In April, Scotland’s First Minister Humza Yousaf confirmed the Scottish Government would mount a legal challenge against the UK Government’s use of Section 35 powers, which prevented the Gender Recognition Reform (Scotland) Bill from gaining royal assent.
The legal challenge is due to be heard at the Court of Session in Edinburgh next month.
In a note of argument published ahead of the hearing, Lord Stewart KC, Advocate General for Scotland, said: “The Bill modifies the law as it applies to the reserved matters specified in S1 of Schedule 2 to the Gender Recognition Reform (Scotland) Bill (Prohibition on Submission for Royal Assent) Order 2023 (“the Order”).
“In making the Order, the secretary of state (Jack) did not act irrationally on the basis of the evidence which was before him or by taking into account any irrelevant considerations.”
The reforms aim to make it easier for trans people to self-identify and obtain a gender recognition certificate.
The powers under the Scotland Act – the legislation which established the devolved Scottish Parliament – had never been used before, with UK Government ministers arguing the gender legislation infringed on devolved equality laws.
Yousaf previously said the legal challenge was necessary to “defend the Scottish Parliament’s democracy from the Westminster veto”.

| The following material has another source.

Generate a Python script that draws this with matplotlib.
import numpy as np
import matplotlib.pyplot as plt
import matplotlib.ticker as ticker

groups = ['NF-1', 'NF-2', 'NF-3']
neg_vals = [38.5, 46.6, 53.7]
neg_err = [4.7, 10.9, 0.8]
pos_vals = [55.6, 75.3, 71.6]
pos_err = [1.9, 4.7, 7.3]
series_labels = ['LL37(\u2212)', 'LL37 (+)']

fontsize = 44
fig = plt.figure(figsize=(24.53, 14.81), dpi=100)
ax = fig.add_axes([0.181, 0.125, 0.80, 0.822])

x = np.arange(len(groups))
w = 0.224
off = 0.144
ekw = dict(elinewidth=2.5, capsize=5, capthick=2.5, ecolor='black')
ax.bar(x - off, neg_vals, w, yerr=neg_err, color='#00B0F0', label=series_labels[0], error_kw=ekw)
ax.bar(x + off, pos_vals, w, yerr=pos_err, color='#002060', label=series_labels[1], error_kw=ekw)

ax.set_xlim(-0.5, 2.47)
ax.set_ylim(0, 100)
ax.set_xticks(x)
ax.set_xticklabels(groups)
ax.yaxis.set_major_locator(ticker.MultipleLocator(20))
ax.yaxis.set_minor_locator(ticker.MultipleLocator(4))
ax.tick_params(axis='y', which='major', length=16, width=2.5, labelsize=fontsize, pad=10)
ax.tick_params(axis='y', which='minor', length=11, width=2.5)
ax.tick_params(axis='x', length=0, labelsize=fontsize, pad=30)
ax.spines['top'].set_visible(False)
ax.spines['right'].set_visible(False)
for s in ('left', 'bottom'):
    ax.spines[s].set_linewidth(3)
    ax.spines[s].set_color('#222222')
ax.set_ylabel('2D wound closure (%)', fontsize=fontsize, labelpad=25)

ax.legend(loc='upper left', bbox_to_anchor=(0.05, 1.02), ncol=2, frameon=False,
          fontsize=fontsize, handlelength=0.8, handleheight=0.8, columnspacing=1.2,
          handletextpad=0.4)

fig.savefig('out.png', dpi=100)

In the note of argument, Lord Stewart said the “plain intent and purpose” of the Scotland Act (SA) is that Section 35 should be exercisable by the secretary of state in areas of devolved competence, provided only that specified preconditions are met.
He said: “If that is so, there is nothing whatever to suggest that the UK Parliament intended some additional, unspecified constraint on the exercise of the power on the basis that the context involved a ‘policy disagreement’ (as the issue is framed by the petitioners) between the UK and Scottish governments.

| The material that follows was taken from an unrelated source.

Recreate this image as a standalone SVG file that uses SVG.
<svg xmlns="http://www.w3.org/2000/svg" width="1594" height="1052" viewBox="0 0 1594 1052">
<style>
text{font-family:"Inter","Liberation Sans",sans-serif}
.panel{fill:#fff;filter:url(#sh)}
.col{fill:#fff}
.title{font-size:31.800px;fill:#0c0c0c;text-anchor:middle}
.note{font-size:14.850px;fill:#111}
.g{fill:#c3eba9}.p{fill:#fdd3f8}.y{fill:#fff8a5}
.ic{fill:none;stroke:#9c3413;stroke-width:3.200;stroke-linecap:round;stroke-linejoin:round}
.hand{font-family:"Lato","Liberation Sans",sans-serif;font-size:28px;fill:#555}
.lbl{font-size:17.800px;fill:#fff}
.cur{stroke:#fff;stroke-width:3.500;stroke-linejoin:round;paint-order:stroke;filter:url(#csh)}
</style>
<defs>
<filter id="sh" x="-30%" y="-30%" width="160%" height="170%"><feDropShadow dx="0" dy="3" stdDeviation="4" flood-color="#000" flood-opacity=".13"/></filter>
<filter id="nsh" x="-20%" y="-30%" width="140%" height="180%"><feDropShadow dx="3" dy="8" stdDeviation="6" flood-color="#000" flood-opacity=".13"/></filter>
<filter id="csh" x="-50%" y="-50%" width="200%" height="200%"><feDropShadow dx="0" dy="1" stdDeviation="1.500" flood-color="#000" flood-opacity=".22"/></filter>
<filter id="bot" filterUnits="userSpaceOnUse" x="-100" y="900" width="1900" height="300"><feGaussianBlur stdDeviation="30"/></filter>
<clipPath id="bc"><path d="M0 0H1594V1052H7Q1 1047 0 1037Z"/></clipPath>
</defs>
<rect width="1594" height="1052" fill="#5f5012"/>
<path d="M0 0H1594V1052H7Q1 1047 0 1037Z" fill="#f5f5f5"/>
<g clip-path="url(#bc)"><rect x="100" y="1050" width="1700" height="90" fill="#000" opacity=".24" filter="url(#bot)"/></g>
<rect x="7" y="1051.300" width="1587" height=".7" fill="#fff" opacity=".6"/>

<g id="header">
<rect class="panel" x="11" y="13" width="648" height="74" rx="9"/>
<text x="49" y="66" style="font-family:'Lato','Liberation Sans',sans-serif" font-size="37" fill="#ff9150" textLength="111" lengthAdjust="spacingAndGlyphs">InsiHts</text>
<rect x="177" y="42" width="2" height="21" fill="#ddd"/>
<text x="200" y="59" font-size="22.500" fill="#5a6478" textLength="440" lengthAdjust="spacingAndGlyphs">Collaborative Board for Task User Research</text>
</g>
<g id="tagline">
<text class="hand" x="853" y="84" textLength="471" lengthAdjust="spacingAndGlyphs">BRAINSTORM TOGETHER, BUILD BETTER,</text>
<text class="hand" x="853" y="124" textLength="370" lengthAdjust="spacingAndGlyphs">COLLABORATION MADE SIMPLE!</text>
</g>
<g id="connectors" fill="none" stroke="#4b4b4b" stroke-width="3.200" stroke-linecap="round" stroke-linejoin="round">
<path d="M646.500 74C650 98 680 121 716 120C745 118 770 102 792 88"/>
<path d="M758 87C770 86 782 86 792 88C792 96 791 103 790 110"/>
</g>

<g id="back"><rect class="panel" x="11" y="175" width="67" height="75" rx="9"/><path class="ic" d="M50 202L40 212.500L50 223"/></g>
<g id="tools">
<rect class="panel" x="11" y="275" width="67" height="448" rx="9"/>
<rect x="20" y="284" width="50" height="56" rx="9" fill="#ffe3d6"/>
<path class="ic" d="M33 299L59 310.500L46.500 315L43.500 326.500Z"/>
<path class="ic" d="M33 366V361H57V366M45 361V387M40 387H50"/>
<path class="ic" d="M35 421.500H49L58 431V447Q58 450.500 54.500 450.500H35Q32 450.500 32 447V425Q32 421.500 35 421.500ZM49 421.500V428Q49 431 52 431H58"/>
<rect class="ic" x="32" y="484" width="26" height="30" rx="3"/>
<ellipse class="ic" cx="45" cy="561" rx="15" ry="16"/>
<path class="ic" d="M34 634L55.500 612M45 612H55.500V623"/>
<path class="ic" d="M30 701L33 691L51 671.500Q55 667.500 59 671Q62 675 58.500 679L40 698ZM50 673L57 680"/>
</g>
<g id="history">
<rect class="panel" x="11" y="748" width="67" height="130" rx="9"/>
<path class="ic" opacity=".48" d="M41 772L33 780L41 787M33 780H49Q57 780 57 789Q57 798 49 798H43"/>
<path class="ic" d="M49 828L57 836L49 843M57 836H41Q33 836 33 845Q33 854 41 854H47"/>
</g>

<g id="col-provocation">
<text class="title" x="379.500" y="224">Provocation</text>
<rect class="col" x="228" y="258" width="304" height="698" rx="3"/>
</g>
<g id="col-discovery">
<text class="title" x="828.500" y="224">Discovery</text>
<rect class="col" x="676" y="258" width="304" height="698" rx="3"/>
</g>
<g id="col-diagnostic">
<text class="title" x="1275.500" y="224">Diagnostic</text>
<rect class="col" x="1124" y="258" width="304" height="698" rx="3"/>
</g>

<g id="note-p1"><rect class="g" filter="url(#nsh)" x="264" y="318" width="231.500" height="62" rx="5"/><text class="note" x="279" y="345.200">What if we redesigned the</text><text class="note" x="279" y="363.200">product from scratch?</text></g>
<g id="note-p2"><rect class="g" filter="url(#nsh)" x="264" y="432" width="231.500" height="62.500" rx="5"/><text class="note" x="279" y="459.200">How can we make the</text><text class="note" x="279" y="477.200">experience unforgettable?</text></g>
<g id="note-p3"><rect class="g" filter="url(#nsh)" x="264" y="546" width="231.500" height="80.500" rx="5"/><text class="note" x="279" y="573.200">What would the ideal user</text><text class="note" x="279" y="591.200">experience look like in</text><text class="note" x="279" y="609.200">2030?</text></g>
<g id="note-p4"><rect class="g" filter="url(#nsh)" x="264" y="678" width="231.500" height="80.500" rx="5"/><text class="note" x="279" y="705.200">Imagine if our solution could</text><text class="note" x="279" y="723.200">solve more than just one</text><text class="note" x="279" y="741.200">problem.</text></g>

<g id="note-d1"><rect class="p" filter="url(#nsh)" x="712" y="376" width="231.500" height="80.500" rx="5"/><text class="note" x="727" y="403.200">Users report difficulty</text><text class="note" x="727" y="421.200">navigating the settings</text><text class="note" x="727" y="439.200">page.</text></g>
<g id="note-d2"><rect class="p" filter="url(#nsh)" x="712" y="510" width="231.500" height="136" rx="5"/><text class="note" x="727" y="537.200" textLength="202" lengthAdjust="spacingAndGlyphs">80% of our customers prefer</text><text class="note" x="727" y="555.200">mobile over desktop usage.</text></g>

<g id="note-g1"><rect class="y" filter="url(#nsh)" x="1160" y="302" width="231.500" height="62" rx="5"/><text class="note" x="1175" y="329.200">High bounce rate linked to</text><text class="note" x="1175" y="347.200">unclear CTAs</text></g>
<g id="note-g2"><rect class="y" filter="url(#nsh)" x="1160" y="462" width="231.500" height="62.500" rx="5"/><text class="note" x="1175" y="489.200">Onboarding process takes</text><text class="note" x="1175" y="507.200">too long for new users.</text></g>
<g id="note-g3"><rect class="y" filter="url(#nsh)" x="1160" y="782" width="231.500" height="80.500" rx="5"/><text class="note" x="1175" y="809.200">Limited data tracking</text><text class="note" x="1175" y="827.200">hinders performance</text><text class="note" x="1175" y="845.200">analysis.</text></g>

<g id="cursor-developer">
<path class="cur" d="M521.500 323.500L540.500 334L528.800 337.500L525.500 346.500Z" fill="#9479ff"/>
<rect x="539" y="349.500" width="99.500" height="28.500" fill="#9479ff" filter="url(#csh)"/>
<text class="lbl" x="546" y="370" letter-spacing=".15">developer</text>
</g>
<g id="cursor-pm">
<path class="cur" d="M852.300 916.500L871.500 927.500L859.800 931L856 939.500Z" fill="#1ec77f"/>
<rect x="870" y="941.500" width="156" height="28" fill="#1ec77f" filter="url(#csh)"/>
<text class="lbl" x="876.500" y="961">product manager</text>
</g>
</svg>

“The existence of the power in Section 35 explicitly recognises the possibility that devolved policy may have an adverse impact on the operation of the law as it applies to reserved matters (as in the present case).”
Lord Stewart also said: “Section 35 exists as part of the devolution framework.
“It forms part of a suite of carefully crafted checks and balances on the devolution of law-making power from the UK Parliament to the Scottish Parliament, which includes, but goes beyond, the question of competency alone.”
In the note of argument, which responds to the petition from Scottish ministers (the petitioners), he said: “The secretary of State did not err in law in concluding that the provisions of the bill listed in Schedule 1 to the Order modify the law as it applies to reserved matters.
“The petitioners’ argument relies upon an incorrect, formalistic and unduly narrow interpretation of Section 35.”
The legal argument also states the Scottish Government “misinterpret” the Section 35 order by suggesting a divergence exists between the schemes for gender recognition in Scotland and that of the rest of the UK.
But Lord Stewart argued: “It is not the fact of divergence itself which is considered by the secretary of state to be adverse, but rather the effect that particular examples of divergence would have on the operation of the law as it applies.”
It comes after it emerged a senior judge has granted LGBT+ organisations permission to intervene in the legal challenge against the UK Government’s block on the gender reforms.
Charities such as Stonewall, Gendered Intelligence and the Institute for Constitutional and Democratic Research (ICDR) will be able to present written evidence to the court on the adverse consequences of the UK Government’s decision.